The overwhelming majority of areas of common land in lowland Scotland and the Highland fringes were commonties. A commonty is an area of land where the rights of property or use are shared by two or more neighbouring (though not necessarily adjacent) landowners. They are not therefore truly 'common' land in the sense that anyone can use them, and this distinction meant that it was often very easy for commonties to be divided between landowners after a series of Acts permitting this were passed by the Parliament of Scotland in the 17th century, most notably the 1695 Act for the Division of Commonties. As a result the number of commonties declined very rapidly in the 18th and 19th centuries.
Common mosses were areas of bog where the right to dig peat for fuel were shared by neighbouring landowners. They are therfore similar to commonties and most commonties included a common moss. However the difficulties of dividing such wet areas meant that they were left out of many commonty divisions and many common mosses may still survive, un-noticed because of the decline of peat-cutting.

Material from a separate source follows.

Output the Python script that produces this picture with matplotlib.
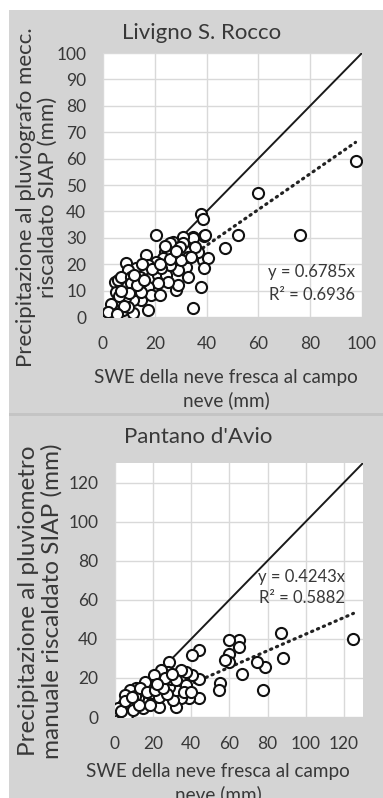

Scattalds are unique to Shetland and are based on udal law, rather than the feudal law that predominated in the rest of Scotland. However, Scattalds are very similar to commonties and many were divided under the same 1695 Act that allowed for the division of commonties.
Crown Commons were areas of land held directly by the crown and therefore the common rights that could be used were rights of use rather than rights of property. Unlike commonties, the rights to use crown commons (for example for grazing livestock) were available to anyone, not just the neighbouring landowners. There are no crown commons left in Scotland; those that survived into the 20th century were taken over by the Crown Estate.
Greens were small areas of common land near a settlement where livestock could be kept overnight, markets held and other communal activities carried out. Sometimes they were adjacent to drovers' roads near river crossing points or overnight accommodation. Most were genuinely common land with only the Crown holding any title to them. A loan was a common route through private property allowing access to an area of common land or other public place. As the traditional uses of greens and loans declined, they were often absorbed by the neighbouring landowners.
Burgh Commons were areas of common land where property rights or privileges of use were held by the Burgh for their inhabitants. They could include any of the other six types of common land and were sometimes shared with landowners outside the burgh. By the early 19th century, most burgh commons had been appropriated by the wealthy landowners who dominated burgh councils, and very few survive to this day.
While commons are generally seen as a system opposed to private property, they have been combined in the idea of common property, which are resources owned equally by every member of the community, even though the community recognises that only a limited number of members may use the resource at any given time.
Commons are a subset of public goods; specifically meaning a public good which is not infinite. Commons can therefore be land, rivers and, arguably, money. The Commons is most often a finite but replenishable resource, which requires responsible use in order to remain available. A subset of this is a commons which requires not only responsible use but also active contribution from its users, such as a school or church funded by local donations.
In order to ensure responsibility of the users, there must be a system of management. Such models include the Hobbesian Leviathan model, where there is a central authority that monitors the behaviour of the users and can sanction abusers. There are also many other models, some of which can require no maintenance—for instance, if it is known that the collective consists mostly of contingent cooperators, then once responsible behaviour has been established, it will most likely continue without management. Another model is reputation management.